Court of International Trade Holds That Section 122 Tariffs Are Impermissible, But Limits Relief to Specific Importers
On Thursday, May 7, 2026, in State of Oregon vs. United States (Slip Op. 26-47), the Court of International Trade (“CIT”) issued an order holding – by a vote of 2 to 1 – that tariffs imposed by President Trump under Section 122 of the Trade Act of 1974 (“Section 122”) are impermissible. However, as noted below, relief was limited to the specific litigants who act as importers of record, and we expect the government to swiftly file an appeal at the Court of Appeals for the Federal Circuit (“Federal Circuit”).
As background, President Trump announced the Section 122 tariffs in February after the Supreme Court ruled that the government cannot impose tariffs under the International Economic Emergency Powers Act (“IEEPA”) in Learning Resources, Inc. vs. Trump. Currently at 10%, Section 122 tariffs are temporary, unless extended by Congress. Specifically, the President can impose them for up to 150 days unless extended, or in this case, until July 2026. Importers and certain states challenged the legality of the tariffs almost immediately at the CIT, leading to the recent decision.

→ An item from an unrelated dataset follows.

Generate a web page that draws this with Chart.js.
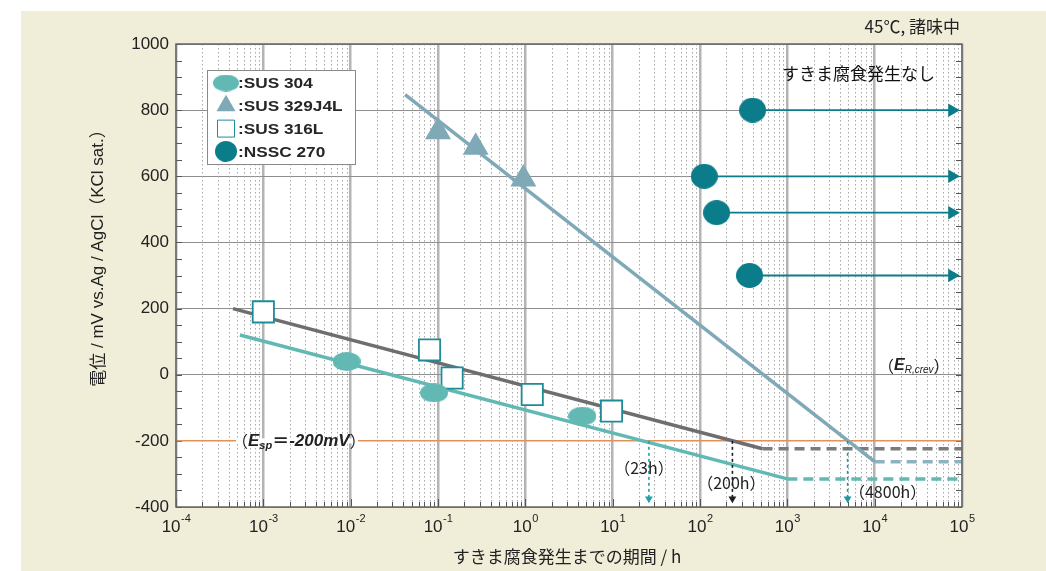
<!DOCTYPE html>
<html>
<head>
<meta charset="utf-8">
<script src="https://cdn.jsdelivr.net/npm/chart.js@4.4.0/dist/chart.umd.min.js"></script>
<style>
  html, body { margin: 0; padding: 0; background: #fff; }
</style>
</head>
<body>
<canvas id="chart" width="1046" height="571"></canvas>
<script>
const LATIN = '"Liberation Sans", Arial, "Noto Sans CJK JP", sans-serif';
const JP = '"Noto Sans CJK JP", "Liberation Sans", sans-serif';

// x axis: decades of hours, y axis: potential (mV)
const decades = [-4, -3, -2, -1, 0, 1, 2, 3, 4, 5];
const yTicks = [-400, -200, 0, 200, 400, 600, 800, 1000];

// SUS 304
const s304X = [0.009, 0.09, 4.5];
const s304Y = [40, -55, -125];
const s304FitX = [5.4e-4, 1000];
const s304FitY = [120, -315];
const s304TailX = [1000, 1e5];
const s304TailY = [-315, -315];

// SUS 329J4L
const s329X = [0.1, 0.27, 0.95];
const s329Y = [735, 688, 592];
const s329FitX = [0.042, 1.0e4];
const s329FitY = [847, -263];
const s329TailX = [1.0e4, 1e5];
const s329TailY = [-263, -263];

// SUS 316L
const s316X = [0.001, 0.08, 0.145, 1.2, 9.7];
const s316Y = [190, 75, -10, -60, -110];
const s316FitX = [4.5e-4, 520];
const s316FitY = [200, -224];
const s316TailX = [520, 1e5];
const s316TailY = [-224, -224];

// NSSC 270 (no crevice corrosion -> arrows)
const nsscX = [400, 112, 155, 370];
const nsscY = [800, 600, 490, 300];
const arrowEndX = 77000;

// E_sp and crossing times
const espY = -200;
const crossX = [26, 235, 4900];
const crossLabels = ['（23h）', '（200h）', '（4800h）'];
const crossColors = ['#22a2a8', '#1e1e1e', '#1d97a4'];
const crossEndY = -375;

const C304 = '#62b9b4';
const C329 = '#80a9b8';
const C316 = '#6e6e70';
const C316M = '#1e8c98';
const CNSSC = '#0b7c8a';
const CESP = '#e39157';

function zip(xs, ys) { return xs.map((x, i) => ({ x: x, y: ys[i] })); }

function ellipse(w, h, color) {
  const c = document.createElement('canvas');
  c.width = w; c.height = h;
  const g = c.getContext('2d');
  g.fillStyle = color;
  g.beginPath();
  g.ellipse(w / 2, h / 2, w / 2, h / 2, 0, 0, Math.PI * 2);
  g.fill();
  return c;
}

const ell304 = ellipse(28, 19, C304);
const ellNssc = ellipse(27, 25, CNSSC);
const ell304L = ellipse(26, 17, C304);
const ellNsscL = ellipse(22, 21, CNSSC);

function lineSet(xs, ys, color, width, dash, order) {
  return {
    data: zip(xs, ys), showLine: true, borderColor: color, borderWidth: width,
    borderDash: dash || [], pointRadius: 0, order: order
  };
}

const datasets = [
  { data: zip(s304X, s304Y), pointStyle: ell304, pointRadius: 14, order: 1 },
  { data: zip(s329X, s329Y), pointStyle: 'triangle', pointRadius: 15, backgroundColor: C329, borderWidth: 0, order: 1 },
  { data: zip(s316X, s316Y), pointStyle: 'rect', pointRadius: 15, backgroundColor: '#ffffff', borderColor: C316M, borderWidth: 1.8, order: 1 },
  { data: zip(nsscX, nsscY), pointStyle: ellNssc, pointRadius: 13, order: 1 },
  lineSet(s304FitX, s304FitY, C304, 3.5, null, 3),
  lineSet(s316FitX, s316FitY, C316, 3.5, null, 3),
  lineSet(s329FitX, s329FitY, C329, 3.5, null, 3),
  lineSet(s304TailX, s304TailY, C304, 3.5, [10, 6], 3),
  lineSet(s316TailX, s316TailY, '#7b7b7d', 3.5, [10, 6], 3),
  lineSet(s329TailX, s329TailY, '#8db2c0', 3.5, [10, 6], 3),
  lineSet([1e-4, 1e5], [espY, espY], CESP, 1.5, null, 5)
];

nsscX.forEach((x, i) => {
  datasets.push({
    data: [{ x: x, y: nsscY[i] }, { x: arrowEndX, y: nsscY[i] }], showLine: true,
    borderColor: CNSSC, backgroundColor: CNSSC, borderWidth: 1.8,
    pointStyle: 'triangle', pointRotation: 90, pointRadius: [0, 6], borderDash: [], order: 2
  });
});

crossX.forEach((x, i) => {
  datasets.push({
    data: [{ x: x, y: espY }, { x: x, y: crossEndY }], showLine: true,
    borderColor: crossColors[i], backgroundColor: crossColors[i], borderWidth: 1.6,
    borderDash: [3, 3], pointStyle: 'triangle', pointRotation: 180, pointRadius: [0, 4.5],
    pointBorderWidth: 0, order: 2
  });
});

function txt(ctx, s, x, y, font, color, align, base) {
  ctx.font = font;
  ctx.fillStyle = color || '#222';
  ctx.textAlign = align || 'left';
  ctx.textBaseline = base || 'middle';
  ctx.fillText(s, x, y);
  return ctx.measureText(s).width;
}

const decor = {
  id: 'decor',
  beforeDraw(chart) {
    const ctx = chart.ctx, a = chart.chartArea;
    ctx.save();
    ctx.fillStyle = '#ffffff';
    ctx.fillRect(0, 0, chart.width, chart.height);
    ctx.fillStyle = '#f0edd9';
    ctx.fillRect(21, 11, chart.width - 21, chart.height - 11);
    ctx.fillStyle = '#ffffff';
    ctx.fillRect(a.left, a.top, a.right - a.left, a.bottom - a.top);
    ctx.restore();
  },
  beforeDatasetsDraw(chart) {
    const ctx = chart.ctx, a = chart.chartArea;
    const xs = chart.scales.x, ys = chart.scales.y;
    ctx.save();
    // minor dotted grid
    ctx.strokeStyle = '#a8a8a8';
    ctx.lineWidth = 1;
    ctx.setLineDash([1.5, 2.5]);
    decades.slice(0, -1).forEach(e => {
      for (let k = 2; k <= 9; k++) {
        const px = Math.round(xs.getPixelForValue(k * Math.pow(10, e))) + 0.5;
        ctx.beginPath(); ctx.moveTo(px, a.top); ctx.lineTo(px, a.bottom); ctx.stroke();
      }
    });
    ctx.setLineDash([]);
    // minor tick marks
    ctx.strokeStyle = '#555';
    for (let v = -400; v <= 1000; v += 50) {
      const py = Math.round(ys.getPixelForValue(v)) + 0.5;
      ctx.beginPath(); ctx.moveTo(a.left, py); ctx.lineTo(a.left + 6, py); ctx.stroke();
      ctx.beginPath(); ctx.moveTo(a.right - 6, py); ctx.lineTo(a.right, py); ctx.stroke();
    }
    decades.slice(0, -1).forEach(e => {
      for (let k = 1; k <= 9; k++) {
        const px = Math.round(xs.getPixelForValue(k * Math.pow(10, e))) + 0.5;
        const len = k === 1 ? 8 : 5;
        ctx.beginPath(); ctx.moveTo(px, a.bottom); ctx.lineTo(px, a.bottom - len); ctx.stroke();
      }
    });
    ctx.restore();
  },
  afterDatasetsDraw(chart) {
    const ctx = chart.ctx, a = chart.chartArea;
    const xs = chart.scales.x, ys = chart.scales.y;
    ctx.save();
    // frame
    ctx.strokeStyle = '#666';
    ctx.lineWidth = 1.5;
    ctx.strokeRect(a.left, a.top, a.right - a.left, a.bottom - a.top);

    // x tick labels with superscripts
    decades.forEach(e => {
      const px = xs.getPixelForValue(Math.pow(10, e));
      ctx.font = '17px ' + LATIN;
      const w1 = ctx.measureText('10').width;
      ctx.font = '11px ' + LATIN;
      const w2 = ctx.measureText(String(e)).width;
      const x0 = px - (w1 + w2) / 2;
      txt(ctx, '10', x0, 532, '17px ' + LATIN, '#222', 'left', 'alphabetic');
      txt(ctx, String(e), x0 + w1 + 0.5, 522, '11px ' + LATIN, '#222', 'left', 'alphabetic');
    });

    // axis titles
    txt(ctx, 'すきま腐食発生までの期間 / h', (a.left + a.right) / 2 - 2, 557, '17px ' + JP, '#222', 'center');
    ctx.save();
    ctx.translate(98, 254);
    ctx.rotate(-Math.PI / 2);
    ctx.font = '17px ' + LATIN;
    const p1 = '電位', p2 = ' / mV vs.Ag / AgCl', p3 = '（', p4 = 'KCl sat.', p5 = '）';
    ctx.font = '17px ' + JP;
    const w1 = ctx.measureText(p1).width, w3 = ctx.measureText(p3).width, w5 = ctx.measureText(p5).width;
    ctx.font = '17px ' + LATIN;
    const w2 = ctx.measureText(p2).width, w4 = ctx.measureText(p4).width;
    let tx = -(w1 + w2 + w3 + w4 + w5) / 2;
    tx += txt(ctx, p1, tx, 0, '17px ' + JP, '#222');
    tx += txt(ctx, p2, tx, 0, '17px ' + LATIN, '#222');
    tx += txt(ctx, p3, tx, 0, '17px ' + JP, '#222');
    tx += txt(ctx, p4, tx, 0, '17px ' + LATIN, '#222');
    txt(ctx, p5, tx, 0, '17px ' + JP, '#222');
    ctx.restore();

    // corner notes
    txt(ctx, '45℃, 諸味中', a.right - 2, 27, '17px ' + JP, '#222', 'right');
    txt(ctx, 'すきま腐食発生なし', 782, 74, '17px ' + JP, '#111', 'left');

    // E_sp label over the orange line
    const ey = ys.getPixelForValue(espY);
    ctx.fillStyle = '#ffffff';
    ctx.fillRect(236, ey - 2.5, 122, 5);
    let x = 232;
    x += txt(ctx, '（', x, ey, '16px ' + JP, '#222');
    x += txt(ctx, 'E', x, ey, 'italic bold 17px ' + LATIN, '#222');
    x += txt(ctx, 'sp', x, ey + 5, 'italic bold 11px ' + LATIN, '#222');
    x += txt(ctx, '＝', x, ey, 'bold 17px ' + JP, '#222');
    x += txt(ctx, '-200mV', x, ey, 'italic bold 17px ' + LATIN, '#222');
    txt(ctx, '）', x, ey, '16px ' + JP, '#222');

    // E_R,crev label
    const ry = ys.getPixelForValue(27);
    x = 878;
    x += txt(ctx, '（', x, ry, '16px ' + JP, '#222');
    x += txt(ctx, 'E', x, ry, 'italic bold 16px ' + LATIN, '#222');
    x += txt(ctx, 'R,crev', x, ry + 4, 'italic 10px ' + LATIN, '#222');
    txt(ctx, '）', x, ry, '16px ' + JP, '#222');

    // crossing time labels
    const dx = [-5, -1, 40];
    const ly = [468, 483, 492];
    crossX.forEach((cx, i) => {
      txt(ctx, crossLabels[i], xs.getPixelForValue(cx) + dx[i], ly[i], '16px ' + JP, '#222', 'center');
    });

    // legend
    const lx = 207, lt = 70;
    ctx.fillStyle = '#ffffff';
    ctx.fillRect(lx, lt, 148, 94);
    ctx.strokeStyle = '#8a8a8a';
    ctx.lineWidth = 1;
    ctx.strokeRect(lx + 0.5, lt + 0.5, 148, 94);
    const items = [
      { label: ':SUS 304', style: ell304L, r: 13, fill: C304, stroke: C304, bw: 0 },
      { label: ':SUS 329J4L', style: 'triangle', r: 11, fill: C329, stroke: C329, bw: 0 },
      { label: ':SUS 316L', style: 'rect', r: 12, fill: '#ffffff', stroke: C316M, bw: 1.6 },
      { label: ':NSSC 270', style: ellNsscL, r: 11, fill: CNSSC, stroke: CNSSC, bw: 0 }
    ];
    items.forEach((it, i) => {
      const iy = lt + 13 + i * 22.8;
      ctx.fillStyle = it.fill;
      ctx.strokeStyle = it.stroke;
      Chart.helpers.drawPoint(ctx, { pointStyle: it.style, radius: it.r, rotation: 0, borderWidth: it.bw }, 226, iy);
      ctx.save();
      ctx.translate(238, iy + 1);
      ctx.scale(1.15, 1);
      txt(ctx, it.label, 0, 0, 'bold 15px ' + LATIN, '#262626', 'left');
      ctx.restore();
    });
    ctx.restore();
  }
};

new Chart(document.getElementById('chart'), {
  type: 'scatter',
  data: { datasets: datasets },
  options: {
    responsive: false,
    animation: false,
    layout: { padding: { left: 0, right: 84, top: 44, bottom: 0 } },
    plugins: { legend: { display: false }, tooltip: { enabled: false } },
    scales: {
      x: {
        type: 'logarithmic',
        min: 1e-4,
        max: 1e5,
        afterBuildTicks(s) {
          const t = [];
          decades.forEach(e => {
            const top = e === 5 ? 1 : 9;
            for (let k = 1; k <= top; k++) t.push({ value: k * Math.pow(10, e), major: k === 1 });
          });
          s.ticks = t;
        },
        afterFit(s) { s.height = 64; },
        ticks: { display: false },
        grid: {
          color: c => (c.tick && c.tick.major ? '#b4b4b4' : 'rgba(0,0,0,0)'),
          lineWidth: 2.5,
          drawTicks: false
        },
        border: { display: false }
      },
      y: {
        min: -400,
        max: 1000,
        afterBuildTicks(s) { s.ticks = yTicks.map(v => ({ value: v })); },
        afterFit(s) { s.width = 176; },
        ticks: { font: { size: 17, family: LATIN }, color: '#222', padding: 7, callback: v => String(v) },
        grid: { color: '#8e8e8e', lineWidth: 1, drawTicks: false },
        border: { display: false }
      }
    }
  },
  plugins: [decor]
});
</script>
</body>
</html>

Unlike the IEEPA dispute, there was no question that Section 122 permits tariffs to be imposed. Here, the CIT evaluated whether the President met the standard for triggering the statute’s use. In the majority, Judges Barnett and Kelly decided that the President did not have a factual basis to trigger the powers of Section 122, essentially holding that the President needed to identify a balance of payments deficit and that a balance of trade deficit or a current account deficit do not meet the statutory requirement. In dissent, Judge Stanceu argued that the statute is broad and can permit a balance of trade deficit to qualify as a balance of payments deficit. The arguments turn on statutory interpretation and legislative history, as Congress considered different versions of the law before passing it.
The CIT limited relief to the specific parties involved in the litigation who are importers of record, including the State of Washington. That means, unless and until the Federal Circuit issues any contrary relief, only these specific importers will have the rights to refunds and will not need to pay any further Section 122 tariffs.
What Should Importers Do Now
We fully expect the government to appeal the decision to the Supreme Court of the United States, if necessary, but first we can expect the issues to be addressed in more detail by the Federal Circuit (and perhaps en banc, given the implications of any decision).
In the meantime, all other importers will continue to pay Section 122 tariffs on applicable imports. It is also not yet clear if the CIT will pause all other Section 122 cases until any appeals in the current case are decided. Other importers may want to file at the CIT for similar relief, as universal relief was not sought by these plaintiffs, and will not be made available until or unless the Federal Circuit or another reviewing court steps in and changes the current status quo here or in any similar Section 122 case.
Honigman’s Tariff Task Force continues to monitor the litigation and will provide further updates as they develop.